ちょっとムーディーブルース風の、オーケストラサウンドから始まるがそれもそのはず、オーケストラはムーディーブルースの名曲「サテンの夜」と同じ、ロンドンフィルハーモニックオーケストラ 。

ナタリーのストレートな表現力に加え、途中で亡き父のナット・キング・コールのデュエットが加わるという見せ場(聴かせ場?)がある。

これは、父親の昔のテイクをもとにキーや、デュエットのタイミングを合わせたりしなければならないし、男女のキーの違いを考えたアレンジも必要だすから、この録音はかなり大変だった はず。

転調も忙しいのだが、気にならないアレンジはさすが。

かなり編成の大きなオーケストラだが、うるさくならずに仕立て上げられている。



15  Vanessa Williams - Angel We Have Heard On High 

イントロのピアノから「しっとり」始まる。

聞き惚れていたら、ドラムのオカズが左右に振られて、いきなり斬り込んでくるから要注意だ。

アップテンポに乗ったWill Leeの切れのいいベースに乗って、バネッサが生き生きと歌い上げ、エフェクトのかかったギターもバックで絡まれちゃあ、たまらんわなあ。

途中でスキャットと合わせたギターソロが登場するが、この部分のコーラスとしてのバッキングアレンジも新鮮。

途中で聴いたことのあるフレーズも登場。

こういうアレンジは創造力がないと不可能だな。

ドラムのスネアがカンカンという高めのチューニングも利いている。

日本人の演奏では残念ながらこういうノリは聴けない。

しかし、何というアレンジ・・絶句だ。

 

 

 


16 Baby Face - It came upon a Midnight

生ギターの伴奏でベビー・フェイスの特徴のある歌声が、脳裏に焼き付くように、染み込んでくるといえばいいだろうか・・とにかく彼のノドが非常に柔らかいことが、その歌の肌触りから感じとることができ る。

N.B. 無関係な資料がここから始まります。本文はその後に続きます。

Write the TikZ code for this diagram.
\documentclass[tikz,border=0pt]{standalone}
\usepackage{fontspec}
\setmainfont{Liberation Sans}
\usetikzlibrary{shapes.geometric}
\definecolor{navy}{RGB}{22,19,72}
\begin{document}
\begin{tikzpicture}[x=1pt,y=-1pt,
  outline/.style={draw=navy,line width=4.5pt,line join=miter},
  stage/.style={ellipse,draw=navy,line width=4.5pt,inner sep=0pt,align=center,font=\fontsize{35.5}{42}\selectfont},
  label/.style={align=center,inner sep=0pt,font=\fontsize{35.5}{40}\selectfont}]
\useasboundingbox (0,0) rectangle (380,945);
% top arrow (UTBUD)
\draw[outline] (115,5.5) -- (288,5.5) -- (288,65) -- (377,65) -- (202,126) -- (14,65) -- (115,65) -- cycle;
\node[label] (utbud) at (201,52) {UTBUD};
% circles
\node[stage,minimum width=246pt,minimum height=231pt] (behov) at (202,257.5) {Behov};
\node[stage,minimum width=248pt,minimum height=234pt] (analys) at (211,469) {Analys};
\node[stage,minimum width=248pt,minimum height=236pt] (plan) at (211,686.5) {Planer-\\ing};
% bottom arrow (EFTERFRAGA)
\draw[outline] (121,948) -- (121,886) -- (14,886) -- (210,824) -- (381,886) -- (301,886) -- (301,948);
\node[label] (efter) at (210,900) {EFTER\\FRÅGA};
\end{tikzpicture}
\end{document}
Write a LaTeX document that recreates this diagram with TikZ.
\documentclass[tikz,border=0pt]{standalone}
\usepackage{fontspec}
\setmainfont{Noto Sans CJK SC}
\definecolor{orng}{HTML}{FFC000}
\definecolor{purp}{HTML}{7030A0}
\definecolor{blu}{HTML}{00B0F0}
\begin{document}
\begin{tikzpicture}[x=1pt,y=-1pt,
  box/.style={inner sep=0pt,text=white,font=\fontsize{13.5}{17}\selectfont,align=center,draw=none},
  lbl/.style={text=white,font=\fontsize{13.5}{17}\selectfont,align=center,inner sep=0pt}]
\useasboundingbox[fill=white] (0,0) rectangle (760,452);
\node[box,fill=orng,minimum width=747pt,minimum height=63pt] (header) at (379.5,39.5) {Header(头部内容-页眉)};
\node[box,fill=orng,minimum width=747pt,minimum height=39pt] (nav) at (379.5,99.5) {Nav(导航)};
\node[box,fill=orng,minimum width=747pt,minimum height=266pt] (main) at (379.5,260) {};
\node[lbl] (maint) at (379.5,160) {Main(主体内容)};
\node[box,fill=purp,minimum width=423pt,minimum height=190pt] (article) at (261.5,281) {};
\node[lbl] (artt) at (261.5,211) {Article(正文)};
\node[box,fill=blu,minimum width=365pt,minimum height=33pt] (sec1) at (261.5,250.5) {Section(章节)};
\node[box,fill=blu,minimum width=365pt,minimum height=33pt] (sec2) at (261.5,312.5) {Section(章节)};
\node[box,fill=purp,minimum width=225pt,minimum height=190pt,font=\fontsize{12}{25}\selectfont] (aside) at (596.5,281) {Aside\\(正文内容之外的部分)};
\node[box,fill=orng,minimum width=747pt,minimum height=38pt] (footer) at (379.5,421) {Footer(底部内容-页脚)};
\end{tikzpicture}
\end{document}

この人は黒人なのに、さらっとした肌合いの歌声で、とても知的な感触だ。

途中の転調でいきなり、リズムセクションが入ってくるが、この転調はないよなあ・・

その後もめまぐるしい転調で、聞く人を幻惑する。

眩暈がするような、その転調に翻弄されていると、女性的とさえいってもいい、ファルセットボイスの繊細な感触とあいまって、彼の歌が独特なものに仕立て上げられているから、クリスマスソングだということを忘れそうにな る。

 

 


17 Diana Krall - Have Yourself a merry Little Christmas

語りかけるように、ピアノの弾き語り始めるのはダイアナ・クラール。

しっとりとしたジャズフレーバーは、バックのアコースティックギターのサウンドからも伝わってくる。

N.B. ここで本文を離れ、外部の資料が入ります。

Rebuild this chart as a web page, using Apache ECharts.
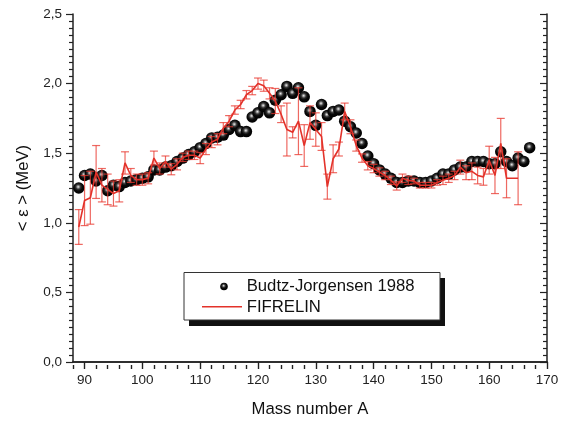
<!DOCTYPE html>
<html><head><meta charset="utf-8">
<script src="https://cdn.jsdelivr.net/npm/echarts@6/dist/echarts.min.js"></script>
<style>html,body{margin:0;padding:0;background:#fff}#c{width:567px;height:423px}</style>
</head><body><div id="c"></div>
<script>
// ---- data ----
const xTickLabels = [90, 100, 110, 120, 130, 140, 150, 160, 170];
const seriesNames = ['Budtz-Jorgensen 1988', 'FIFRELIN'];
const bjMass = [89,90,91,92,93,94,95,96,97,98,99,100,101,102,103,104,105,106,107,108,109,110,111,112,113,114,115,116,117,118,119,120,121,122,123,124,125,126,127,128,129,130,131,132,133,134,135,136,137,138,139,140,141,142,143,144,145,146,147,148,149,150,151,152,153,154,155,156,157,158,159,160,161,162,163,164,165,166,167];
const bjEnergy = [1.25,1.34,1.35,1.30,1.34,1.23,1.27,1.26,1.29,1.30,1.31,1.32,1.33,1.38,1.38,1.40,1.41,1.44,1.465,1.49,1.51,1.54,1.57,1.61,1.615,1.63,1.67,1.70,1.655,1.655,1.76,1.79,1.835,1.79,1.88,1.92,1.98,1.93,1.97,1.905,1.80,1.70,1.85,1.77,1.80,1.81,1.73,1.69,1.645,1.57,1.48,1.425,1.38,1.35,1.32,1.29,1.29,1.30,1.30,1.29,1.29,1.30,1.32,1.35,1.35,1.38,1.40,1.40,1.44,1.44,1.44,1.425,1.425,1.51,1.44,1.41,1.465,1.44,1.54];
const fifMass = [89,90,91,92,93,94,95,96,97,98,99,100,101,102,103,104,105,106,107,108,109,110,111,112,113,114,115,116,117,118,119,120,121,122,123,124,125,126,127,128,129,130,131,132,133,134,135,136,137,138,139,140,141,142,143,144,145,146,147,148,149,150,151,152,153,154,155,156,157,158,159,160,161,162,163,165];
const fifEnergy = [0.97,1.16,1.18,1.365,1.27,1.24,1.21,1.23,1.43,1.34,1.31,1.31,1.32,1.465,1.39,1.44,1.385,1.42,1.47,1.485,1.485,1.465,1.53,1.58,1.60,1.68,1.73,1.81,1.85,1.92,1.95,2.00,1.985,1.93,1.875,1.78,1.67,1.65,1.73,1.555,1.72,1.67,1.62,1.26,1.46,1.53,1.80,1.69,1.555,1.465,1.41,1.39,1.365,1.34,1.305,1.265,1.32,1.305,1.30,1.27,1.27,1.27,1.29,1.305,1.32,1.34,1.40,1.36,1.37,1.34,1.33,1.45,1.34,1.57,1.32,1.32];
const fifError = [0.125,0.18,0.19,0.19,0.12,0.11,0.09,0.08,0.08,0.05,0.04,0.04,0.04,0.05,0.04,0.04,0.04,0.04,0.03,0.03,0.03,0.04,0.04,0.04,0.04,0.04,0.04,0.03,0.03,0.03,0.03,0.04,0.04,0.04,0.09,0.06,0.19,0.04,0.24,0.15,0.12,0.12,0.10,0.09,0.10,0.05,0.06,0.05,0.04,0.03,0.03,0.03,0.03,0.03,0.03,0.03,0.03,0.03,0.02,0.02,0.02,0.02,0.02,0.03,0.03,0.03,0.05,0.05,0.06,0.06,0.06,0.10,0.13,0.18,0.14,0.19];

// ---- build ----
const xMinorValues = [];
for (let v = 88; v <= 170; v += 2) { if (v % 10 !== 0) xMinorValues.push(v); }
const bjData = bjMass.map((m, i) => [m, bjEnergy[i]]);
const fifData = fifMass.map((m, i) => [m, fifEnergy[i]]);
const errData = fifMass.map((m, i) => [m, fifEnergy[i] - fifError[i], fifEnergy[i] + fifError[i]]);

const FONT = 'Liberation Sans, Arial, sans-serif';
const AX = '#222';
const RED = '#e3322a';
const G = { left: 73, top: 14, width: 474, height: 351 };

function sphere() {
  return {
    type: 'radial', x: 0.45, y: 0.4, r: 0.6,
    colorStops: [
      { offset: 0, color: '#f0f0f0' },
      { offset: 0.13, color: '#a8a8a8' },
      { offset: 0.35, color: '#333' },
      { offset: 0.6, color: '#080808' },
      { offset: 1, color: '#000' }
    ]
  };
}

const chart = echarts.init(document.getElementById('c'), null, { renderer: 'canvas' });
chart.setOption({
  animation: false,
  backgroundColor: '#fff',
  grid: [Object.assign({}, G), Object.assign({}, G)],
  xAxis: [
    { gridIndex: 0, type: 'value', min: 88, max: 170, position: 'bottom',
      axisLine: { lineStyle: { color: AX, width: 1.5 } },
      axisTick: { length: 7, customValues: xTickLabels, lineStyle: { color: AX, width: 1.2 } },
      axisLabel: { customValues: xTickLabels, fontSize: 13.5, color: '#222', fontFamily: FONT, margin: 11 },
      splitLine: { show: false },
      name: 'Mass number A', nameLocation: 'middle', nameGap: 39,
      nameTextStyle: { fontSize: 16.7, color: '#111', fontFamily: FONT } },
    { gridIndex: 0, type: 'value', min: 88, max: 170, position: 'top',
      axisLine: { lineStyle: { color: AX, width: 1.5 } },
      axisTick: { inside: true, length: 7, customValues: xTickLabels, lineStyle: { color: AX, width: 1.2 } },
      axisLabel: { show: false }, splitLine: { show: false } },
    { gridIndex: 1, type: 'value', min: 88, max: 170, position: 'bottom',
      axisLine: { show: false },
      axisTick: { length: 4, customValues: xMinorValues, lineStyle: { color: AX, width: 1.2 } },
      axisLabel: { show: false }, splitLine: { show: false } },
    { gridIndex: 1, type: 'value', min: 88, max: 170, position: 'top',
      axisLine: { show: false },
      axisTick: { inside: true, length: 4, customValues: xMinorValues, lineStyle: { color: AX, width: 1.2 } },
      axisLabel: { show: false }, splitLine: { show: false } }
  ],
  yAxis: [
    { gridIndex: 0, type: 'value', min: 0, max: 2.5, interval: 0.5, position: 'left',
      axisLine: { show: true, lineStyle: { color: AX, width: 1.5 } },
      axisTick: { show: true, length: 7, lineStyle: { color: AX, width: 1.2 } },
      minorTick: { show: true, splitNumber: 10, length: 4, lineStyle: { color: AX, width: 1.2 } },
      axisLabel: { fontSize: 13.5, color: '#222', fontFamily: FONT, margin: 11,
        formatter: v => v.toFixed(1).replace('.', ',') },
      splitLine: { show: false }, minorSplitLine: { show: false },
      name: '< \u03b5 > (MeV)', nameLocation: 'middle', nameGap: 38,
      nameTextStyle: { fontSize: 16.7, color: '#111', fontFamily: FONT } },
    { gridIndex: 0, type: 'value', min: 0, max: 2.5, interval: 0.5, position: 'right',
      axisLine: { show: true, lineStyle: { color: AX, width: 1.5 } },
      axisTick: { show: true, inside: true, length: 7, lineStyle: { color: AX, width: 1.2 } },
      minorTick: { show: true, splitNumber: 10, length: 4, lineStyle: { color: AX, width: 1.2 } },
      axisLabel: { show: false }, splitLine: { show: false } },
    { gridIndex: 1, type: 'value', min: 0, max: 2.5, show: false },
    { gridIndex: 1, type: 'value', min: 0, max: 2.5, show: false, position: 'right' }
  ],
  graphic: [
    { type: 'rect', left: 189, top: 278, z: 100, shape: { width: 256, height: 48 }, style: { fill: '#111' } },
    { type: 'rect', left: 183.5, top: 272, z: 101, shape: { width: 256, height: 47.5 },
      style: { fill: '#fff', stroke: '#333', lineWidth: 1 } },
    { type: 'circle', z: 102, shape: { cx: 224, cy: 286.5, r: 3.8 }, style: { fill: sphere() } },
    { type: 'line', z: 102, shape: { x1: 202, y1: 306.7, x2: 242, y2: 306.7 }, style: { stroke: RED, lineWidth: 1.6 } },
    { type: 'text', z: 102, x: 246.7, y: 286.5, style: { text: seriesNames[0], fontSize: 16.7, fontFamily: FONT, fill: '#111', verticalAlign: 'middle' } },
    { type: 'text', z: 102, x: 246.7, y: 307.3, style: { text: seriesNames[1], fontSize: 16.7, fontFamily: FONT, fill: '#111', verticalAlign: 'middle' } }
  ],
  series: [
    { name: seriesNames[0], type: 'scatter', xAxisIndex: 0, yAxisIndex: 0,
      data: bjData, symbol: 'circle', symbolSize: 11.5,
      itemStyle: { color: sphere(), opacity: 1 }, z: 2 },
    { type: 'custom', xAxisIndex: 0, yAxisIndex: 0, data: errData, z: 3,
      renderItem: function (params, api) {
        const x = api.value(0);
        const lo = api.coord([x, api.value(1)]);
        const hi = api.coord([x, api.value(2)]);
        const c = 4;
        const st = { stroke: 'rgba(232,55,45,0.75)', lineWidth: 1.2 };
        return { type: 'group', children: [
          { type: 'line', shape: { x1: lo[0], y1: lo[1], x2: hi[0], y2: hi[1] }, style: st },
          { type: 'line', shape: { x1: lo[0] - c, y1: lo[1], x2: lo[0] + c, y2: lo[1] }, style: st },
          { type: 'line', shape: { x1: hi[0] - c, y1: hi[1], x2: hi[0] + c, y2: hi[1] }, style: st }
        ]};
      } },
    { name: seriesNames[1], type: 'line', xAxisIndex: 0, yAxisIndex: 0, data: fifData,
      symbol: 'none', z: 4,
      lineStyle: { color: RED, width: 1.6 }, itemStyle: { color: RED } }
  ]
});
</script>
</body></html>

クリスマスソングにお約束のストリングスも、甘く絡まり、辛口の彼女の歌にほどよいテイストを加えている。

少し地味だけれど、おちついたギターソロは心休まる音色で、あなたの気持ちを癒してくれるだろう。

 
 

18 Lou Rawls - Merry Christmas Baby 

ジャージーなビッグバンドのサウンドに続き、4ビートのピアノトリオでルー・ロウズが例の声 で Merry Christmas Baby ! 。

まさに、Stormy Monday という名アルバムの世界をクリスマスソングで展開してくれるのだから、彼のファンならたまらんはず。

こういうのを聴くと、ウッドベースっていいなあって思う。

ラッパがちょっと不揃いなところがまたいいぞ。

ギターソロは、まさにギブソンのフルアコサウンド。

最後まで、このジャンルの音楽の約束事をきちんと守りながら、この時代のサウンドを再現し、聴くものをタイムトリップさせてくれる。

 

19 Spyro Gyra - I'll Home for Christmas

この出だしのサックスのフレーズで、あのスパイロ・ジャイラだってことはすぐにわかる。

その後のビブラフォンやピアノのサウンドは例のスパイラサウンド。

うれしいぞ。

途中のブリッジもまさにあの世界。

スパイロジャイラ、個人的にはやはりこの路線で行ってくれないとなあ。

いつもあの世界を期待してアルバムを買うのだが、最近は大抵は肩すかしを喰らっている。まあいいか。(笑)

でもこの曲では、ちゃんと彼らのサウンドを堪能させてくれている。